Table & Chairs

A Project of Table & Chairs in Seattle, WA

Racer Session #351 | WAH Record Release | November 20, 2016

Hello fans of the avant!

We're thrilled to announce that our local creative heroes WAH (Simon Henneman and Gregg Keplinger) will release their new album Travellers Station this Sunday at the Racer Sessions. WAH released their first record on Table and Chairs music a few years ago, and since that time have worked tirelessly to collaborate with Seattle artists from many backgrounds. Keeping true to this aesthetic, WAH will use Racer Sessions performers to interpret their album this week! We've never heard of an album release performance quite like this--only at Racer folks. Be sure to join us from 8-10pm this Sunday, November 20th at the Racer Sessions!

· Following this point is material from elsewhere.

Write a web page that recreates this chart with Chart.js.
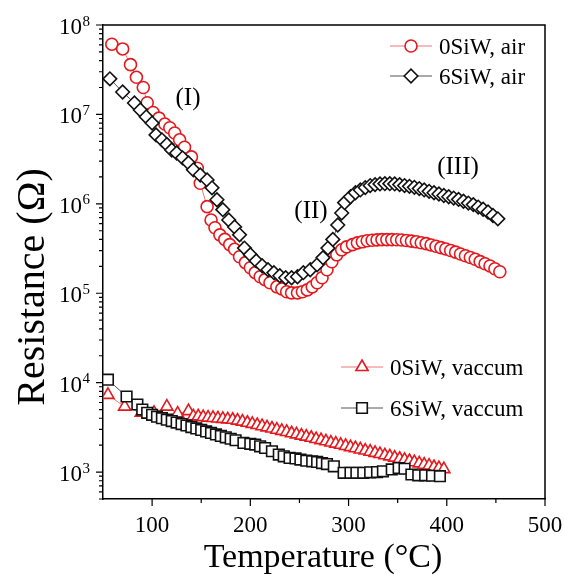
<!DOCTYPE html>
<html>
<head>
<meta charset="utf-8">
<script src="https://cdn.jsdelivr.net/npm/chart.js@4.4.1/dist/chart.umd.min.js"></script>
<style>
  html, body { margin: 0; padding: 0; background: #fff; }
  #wrap { width: 564px; height: 575px; position: relative; }
</style>
</head>
<body>
<div id="wrap"><canvas id="c"></canvas></div>
<script>
// temperatures (°C) and resistances (Ohm)
const temp0Air = [59,70,78,84,91,95,101,107,113,118,123,128,133,140,146,149,156,160,164,169,174,179,184,189,195,200,205,210,215,220,227,232,237,242,248,253,258,263,268,273,278,283,288,293,298,304,309,314,319,324,329,334,339,344,349,354,359,364,369,374,379,384,389,394,399,404,409,414,419,424,429,434,439,444,449,454];
const res0Air = [6.1e7,5.4e7,3.6e7,2.6e7,2.0e7,1.35e7,1.05e7,9.1e6,7.8e6,7.1e6,6.2e6,5.2e6,4.3e6,3.35e6,2.5e6,1.7e6,9.3e5,6.6e5,5.4e5,4.5e5,4.0e5,3.5e5,3.1e5,2.56e5,2.2e5,1.93e5,1.7e5,1.53e5,1.42e5,1.31e5,1.18e5,1.12e5,1.04e5,1.01e5,1.01e5,1.04e5,1.09e5,1.18e5,1.31e5,1.49e5,1.83e5,2.25e5,2.69e5,3.06e5,3.3e5,3.5e5,3.66e5,3.76e5,3.86e5,3.91e5,3.95e5,3.98e5,3.98e5,3.98e5,3.96e5,3.94e5,3.89e5,3.83e5,3.76e5,3.67e5,3.59e5,3.47e5,3.35e5,3.24e5,3.13e5,3.01e5,2.88e5,2.75e5,2.63e5,2.51e5,2.40e5,2.26e5,2.14e5,2.02e5,1.88e5,1.74e5];

const temp6Air = [57,70,82,88,94,100,104,110,115,120,125,131,137,142,149,156,161,166,172,178,184,189,194,200,206,212,218,224,230,236,242,248,254,261,268,274,279,284,289,293,296,302,307,312,317,322,327,332,337,342,347,352,357,362,367,372,377,382,387,392,397,402,407,412,417,422,427,432,437,442,447,452];
const res6Air = [2.5e7,1.78e7,1.34e7,1.12e7,9.4e6,8.0e6,5.9e6,5.2e6,4.6e6,4.0e6,3.7e6,3.27e6,2.87e6,2.4e6,2.1e6,1.85e6,1.51e6,1.11e6,8.6e5,6.6e5,5.5e5,4.5e5,3.2e5,2.7e5,2.3e5,2.03e5,1.83e5,1.70e5,1.57e5,1.49e5,1.49e5,1.53e5,1.70e5,1.83e5,2.08e5,2.5e5,3.2e5,4.0e5,5.8e5,7.9e5,1.03e6,1.2e6,1.33e6,1.43e6,1.52e6,1.6e6,1.64e6,1.67e6,1.68e6,1.68e6,1.67e6,1.64e6,1.60e6,1.57e6,1.53e6,1.48e6,1.43e6,1.38e6,1.33e6,1.29e6,1.24e6,1.20e6,1.16e6,1.12e6,1.07e6,1.02e6,9.8e5,9.2e5,8.7e5,8.1e5,7.4e5,6.8e5];

const temp0Vac = [55,72,89,102,115,126,137,142,147,152,157,162,167,172,177,182,187,192,197,202,207,212,217,222,227,232,237,242,247,252,257,262,267,272,277,282,287,292,297,302,307,312,317,322,327,332,337,342,347,352,357,362,367,372,377,382,387,392,397];
const res0Vac = [7300,5400,4600,4600,5400,4500,4800,4200,4200,4120,4070,4030,3980,3940,3890,3850,3760,3670,3560,3460,3360,3260,3160,3070,2980,2890,2810,2720,2640,2560,2490,2420,2340,2280,2210,2140,2080,2020,1960,1900,1850,1790,1740,1690,1640,1590,1540,1500,1450,1410,1370,1330,1290,1250,1210,1180,1140,1110,1080];

const temp6Vac = [55,74,85,90,95,100,105,110,115,120,125,130,135,140,145,150,155,160,165,170,175,180,185,193,200,205,210,215,222,229,234,240,246,251,257,263,268,273,278,285,295,302,308,315,322,329,335,344,351,357,364,371,378,385,393];
const res6Vac = [10800,7000,5700,5000,4600,4370,4170,4010,3860,3720,3580,3440,3320,3190,3080,2960,2850,2740,2640,2540,2450,2360,2270,2120,2070,2030,1940,1860,1710,1570,1500,1440,1420,1380,1340,1320,1300,1260,1230,1160,980,980,980,980,995,1000,1020,1070,1110,1090,940,920,920,910,900];

const xTicks = [100, 200, 300, 400, 500];
const xMinor = [150, 250, 350, 450];
const yDecades = [3, 4, 5, 6, 7, 8];
const regionLabels = [['(I)', 188, 97], ['(II)', 311, 210], ['(III)', 458, 166]];

const RED = '#e3191e';
const BLACK = '#111111';
const SERIF = '"Liberation Serif", "Times New Roman", serif';

const pts = (xs, ys) => xs.map((x, i) => ({ x: x, y: ys[i] }));

function series(label, xs, ys, color, lineColor, style, radius, order) {
  return {
    label: label,
    data: pts(xs, ys),
    borderColor: lineColor,
    borderWidth: 1,
    pointStyle: style,
    pointRadius: radius,
    pointBorderColor: color,
    pointBackgroundColor: '#fff',
    pointBorderWidth: 1.6,
    tension: 0,
    order: order,
  };
}

const datasets = [
  series('0SiW, air', temp0Air, res0Air, RED, '#ee7777', 'circle', 6, 1),
  series('6SiW, air', temp6Air, res6Air, BLACK, '#555', 'rectRot', 6.8, 0),
  series('0SiW, vaccum', temp0Vac, res0Vac, RED, '#ee7777', 'triangle', 7, 1),
  series('6SiW, vaccum', temp6Vac, res6Vac, BLACK, '#555', 'rect', 7.5, 0),
];

// legend entries: dataset index, marker x, y
const legendItems = [[0, 411, 46], [1, 411, 76], [2, 362, 367], [3, 362, 408]];

const decor = {
  id: 'decor',
  afterDraw(chart) {
    const ctx = chart.ctx, xs = chart.scales.x, ys = chart.scales.y, a = chart.chartArea;
    ctx.save();
    ctx.strokeStyle = '#000';
    ctx.lineWidth = 1.5;
    ctx.beginPath();
    ctx.moveTo(a.left, a.top); ctx.lineTo(a.right, a.top); ctx.lineTo(a.right, a.bottom);
    ctx.stroke();

    ctx.lineWidth = 1.2;
    ctx.beginPath();
    xTicks.forEach(v => { const p = xs.getPixelForValue(v); ctx.moveTo(p, a.bottom); ctx.lineTo(p, a.bottom + 7); });
    xMinor.forEach(v => { const p = xs.getPixelForValue(v); ctx.moveTo(p, a.bottom); ctx.lineTo(p, a.bottom + 4); });
    for (let n = 2; n <= 8; n++) {
      for (let k = 1; k <= 9; k++) {
        const v = k * Math.pow(10, n);
        if (v < 500 || v > 1e8) continue;
        const p = ys.getPixelForValue(v);
        ctx.moveTo(a.left, p); ctx.lineTo(a.left - (k === 1 ? 7 : 4), p);
      }
    }
    ctx.stroke();

    ctx.fillStyle = '#000';
    ctx.font = '23px ' + SERIF;
    ctx.textAlign = 'center';
    ctx.textBaseline = 'alphabetic';
    xTicks.forEach(v => ctx.fillText(String(v), xs.getPixelForValue(v), 532));

    yDecades.forEach(n => {
      const p = ys.getPixelForValue(Math.pow(10, n));
      ctx.font = '23px ' + SERIF;
      ctx.textAlign = 'right';
      ctx.fillText('10', 82, p + 9);
      ctx.font = '15px ' + SERIF;
      ctx.textAlign = 'left';
      ctx.fillText(String(n), 82.5, p + 0.5);
    });

    ctx.font = '34px ' + SERIF;
    ctx.textAlign = 'center';
    ctx.fillText('Temperature (°C)', 323, 567);

    ctx.save();
    ctx.translate(44, 287);
    ctx.rotate(-Math.PI / 2);
    ctx.font = '40px ' + SERIF;
    ctx.fillText('Resistance (Ω)', 0, 0);
    ctx.restore();

    ctx.font = '25px ' + SERIF;
    regionLabels.forEach(r => ctx.fillText(r[0], r[1], r[2] + 8));

    ctx.font = '23px ' + SERIF;
    ctx.textAlign = 'left';
    legendItems.forEach(it => {
      const ds = chart.data.datasets[it[0]], x = it[1], y = it[2];
      ctx.strokeStyle = ds.borderColor;
      ctx.lineWidth = 1;
      ctx.beginPath(); ctx.moveTo(x - 21, y); ctx.lineTo(x + 21, y); ctx.stroke();
      ctx.strokeStyle = ds.pointBorderColor;
      ctx.fillStyle = '#fff';
      ctx.lineWidth = ds.pointBorderWidth;
      Chart.helpers.drawPoint(ctx, { pointStyle: ds.pointStyle, radius: ds.pointRadius, rotation: 0, borderWidth: ds.pointBorderWidth }, x, y);
      ctx.fillStyle = '#000';
      ctx.fillText(ds.label, x + 28, y + 8);
    });
    ctx.restore();
  }
};

new Chart(document.getElementById('c'), {
  type: 'line',
  data: { datasets: datasets },
  options: {
    responsive: true,
    maintainAspectRatio: false,
    animation: false,
    devicePixelRatio: 1,
    layout: { padding: { top: 25, right: 19, left: 0, bottom: 0 } },
    plugins: { legend: { display: false }, tooltip: { enabled: false } },
    scales: {
      x: {
        type: 'linear', min: 50, max: 500,
        grid: { display: false },
        border: { display: true, color: '#000', width: 1.5 },
        ticks: { display: false },
        afterFit: s => { s.height = 76; },
      },
      y: {
        type: 'logarithmic', min: 500, max: 1e8,
        grid: { display: false },
        border: { display: true, color: '#000', width: 1.5 },
        ticks: { display: false },
        afterFit: s => { s.width = 103; },
      },
    },
  },
  plugins: [decor],
});
</script>
</body>
</html>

A few words from WAH about their album, and the collaborative performance to take place at Racer.

WAH RECORD RELEASE!

Assophon present Travellers Station, the second album from WAH, the collaborative effort led by guitarist Simon Henneman (Diminished Men) and drummer Gregg Keplinger (master drummer and Charles Gocher's doppelganger). WAH have created a modern masterpiece of modal, spiritual and free expression. Coming off like a late, classic RVG session for Impulse, Travellers Station is snarled with the force of a pummeling rock band by two artful leaders of Seattle's underground jazz scene. Travellers Station boasts ten musicians including bassists Luke Bergman and Carmen Rothwell, vibraphonists Bob Rees and Jacques Willis, horn players Ray Larson and Neil Welch, vocalist Katie Jacobson, and percussionist and co-producer Dave Abramson. The breathtaking energy of WAH's legendary NW performances is captured here with razor sharp production that finds room for fiery free jazz, psychedelic drone, big belting rhythms, and cosmic anthems. Fans of the classic era of '68-'78 (Strata-East/Human Arts/Sonny Sharrock/private/spiritual/BYG/loft) jazz scenes in America and France will dig immensely.

http://www.wahband.com/

While making this record we used various combinations of written parts, free improvisation, and improviational strategies.  For the session we'd like to try out some of the strategies we used while making the record:

1. Singing meditation ( from Pauline Oliveros via Kate Olson): Listen, inhale, sing a sustained pitch, repeat. 

2. Play a trill on your instrument, pause, repeat.

3. Pretend you are learning the part the person to the left of you is playing.

I'd like to invite y'all to make up some ofyour own strategies as well.